In this regard, it will be worth following and analysing how above issues are going to be dealt with in bankruptcy proceedings initiated in jurisdictions, which are not debtor’s COMI (e.g., country of debtor’s registered office) and do not offer protective measures.

  1. Conflict of Laws

In some jurisdictions, directors can be found personally liable for failure to request opening of insolvency proceedings and for insolvent trading (Australia, Germany, Singapore, the UK). In these uncertain times, such statutory duties may cause directors to cease trading or pre-emptively file for bankruptcy as a way to avoid potential liability.

In response to directors’ anxiety during the pandemic, the above mentioned governments have temporarily waived directors’ obligation to initiate bankruptcy proceedings. Additionally, wrongful trading rules were relaxed.

However, the way these emergency measures are going to be perceived in cross-border insolvency proceedings remains unclear. Will it lead to discrepancies in their interpretation and application? Is there a way of challenging such transactions?

  1. Court-to-Court Cooperation

The way COVID-19 has impacted global community is unprecedented. The spread of infection has been uneven around the world. As some countries are already relaxing controls, others are yet to reach their peak. Unsurprisingly, whether bankruptcy courts are open or not differs from state to state.

Due to lockdown measures and restrictions to operating hours court-to-court cooperation is going to be hampered. Simultaneously, foreign representatives’ involvement, which often requires physical attendance, runs the risk of failing to meet the “maximum extent possible”[10] standard. As a result, communication of insolvency courts and interested parties is more challenging than ever.

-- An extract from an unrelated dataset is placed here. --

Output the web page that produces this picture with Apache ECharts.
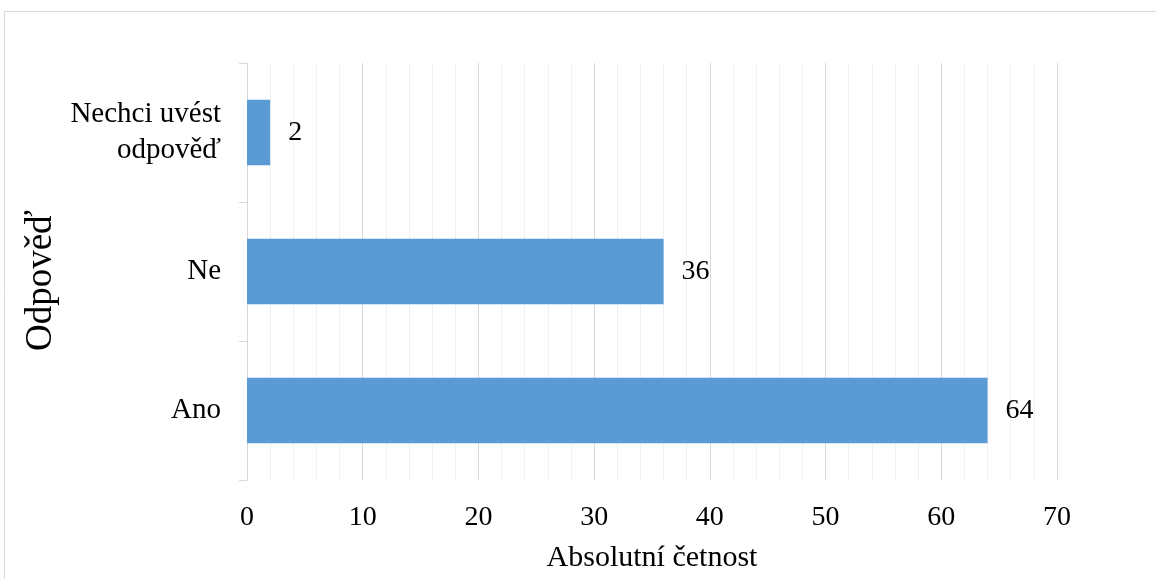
<!DOCTYPE html>
<html>
<head>
<meta charset="utf-8">
<script src="https://cdn.jsdelivr.net/npm/echarts@6/dist/echarts.min.js"></script>
<style>
  html, body { margin: 0; padding: 0; background: #fff; }
  #chart { width: 1156px; height: 579px; }
</style>
</head>
<body>
<div id="chart"></div>
<script>
// Answer categories (bottom to top) and their absolute counts
const categories = ['Ano', 'Ne', 'Nechci uvést\nodpověď'];
const counts = [64, 36, 2];
const xMin = 0;
const xMax = 70;
const xStep = 10;

const font = "'Liberation Serif', 'Times New Roman', serif";
const chart = echarts.init(document.getElementById('chart'));

chart.setOption({
  backgroundColor: '#ffffff',
  animation: false,
  graphic: [{
    type: 'rect',
    shape: { x: 4.5, y: 11.5, width: 1200, height: 600 },
    style: { fill: 'none', stroke: '#d9d9d9', lineWidth: 1 },
    silent: true
  }],
  grid: { left: 247, right: 99, top: 63, bottom: 99, containLabel: false },
  xAxis: {
    type: 'value',
    min: xMin,
    max: xMax,
    interval: xStep,
    name: 'Absolutní četnost',
    nameLocation: 'middle',
    nameGap: 63,
    nameTextStyle: { fontFamily: font, fontSize: 30, color: '#000' },
    axisLine: { show: false },
    axisTick: { show: false },
    axisLabel: { fontFamily: font, fontSize: 28, color: '#000', margin: 24 },
    splitLine: { show: true, lineStyle: { color: '#d9d9d9', width: 1 } },
    minorTick: { show: false, splitNumber: 5 },
    minorSplitLine: { show: true, lineStyle: { color: '#f0f0f0', width: 1 } }
  },
  yAxis: {
    type: 'category',
    data: categories,
    name: 'Odpověď',
    nameLocation: 'middle',
    nameRotate: 90,
    nameGap: 184,
    nameTextStyle: { fontFamily: font, fontSize: 37, color: '#000', padding: [0, 18, 0, 0] },
    axisLine: { show: true, lineStyle: { color: '#d9d9d9', width: 1 } },
    axisTick: { show: true, length: 8, lineStyle: { color: '#d9d9d9' } },
    axisLabel: { fontFamily: font, fontSize: 29, color: '#000', margin: 26, lineHeight: 36 },
    splitLine: { show: false }
  },
  series: [{
    type: 'bar',
    data: counts,
    barWidth: '47%',
    itemStyle: { color: '#5b9bd5' },
    label: {
      show: true,
      position: 'right',
      distance: 18,
      fontFamily: font,
      fontSize: 28,
      color: '#000'
    }
  }]
});
</script>
</body>
</html>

Multiple questions regarding efficiency of international insolvency cases in times of COVID-19 remain unanswered. Will creditors and administrators be able to obtain recognition of bankruptcy proceedings in foreign jurisdictions to gain access to assets? What will be the framework for creditors, debtors, administrators, and courts to handle such situations? In order to find successful resolution, cross-border insolvency cooperation will have to develop accordingly.

Should the virus pandemic be brought under control in the foreseeable future, some of these issues may end up getting resolved on their own. However, in case of prolonged contagion, we are likely to see the number of these challenges continuing to rise.

 

[3] See, e.g., INSOL International and the World Bank's Global Guide: an interactive map of measures adopted to support distressed businesses through the COVID-19 crisis at http://insol-techlibrary.s3.amazonaws.com/5685f850-7835-478a-ac58-688cc832e4ba.pdf?AWSAccessKeyId=AKIAJA2C2IGD2CIW7KIA&Expires=1588116491&Signature=4SFnJ24RWpwHPA8q0C5eb%2B81EtI%3D

[4] See, e.g., J.A. Kirshner, International Bankruptcy: The Challenge of Insolvency in a Global Economy (2018), I. Merovach, The Future of Cross-Border Insolvency: Overcoming Biases and Closing Gaps (2018).

[5] R. Mokal, Corporate Insolvency: Theory and Application (2005).

[6] See, e.g., I. Fletcher, The Law of Insolvency (2017), Philip R. Wood, Principles of International Insolvency (2007).

[7] See UNCITRAL Model Law on Cross-Border Insolvency with Guide to Enactment and Interpretation.

[8] Art. 3 of the Regulation (EU) 2015/848 of the European Parliament and of the Council of 20 May 2015 on Insolvency Proceedings (Recast).

[9] Id.

[10]  Art. 25 of the UNCITRAL Model Law on Cross-Border Insolvency (1997).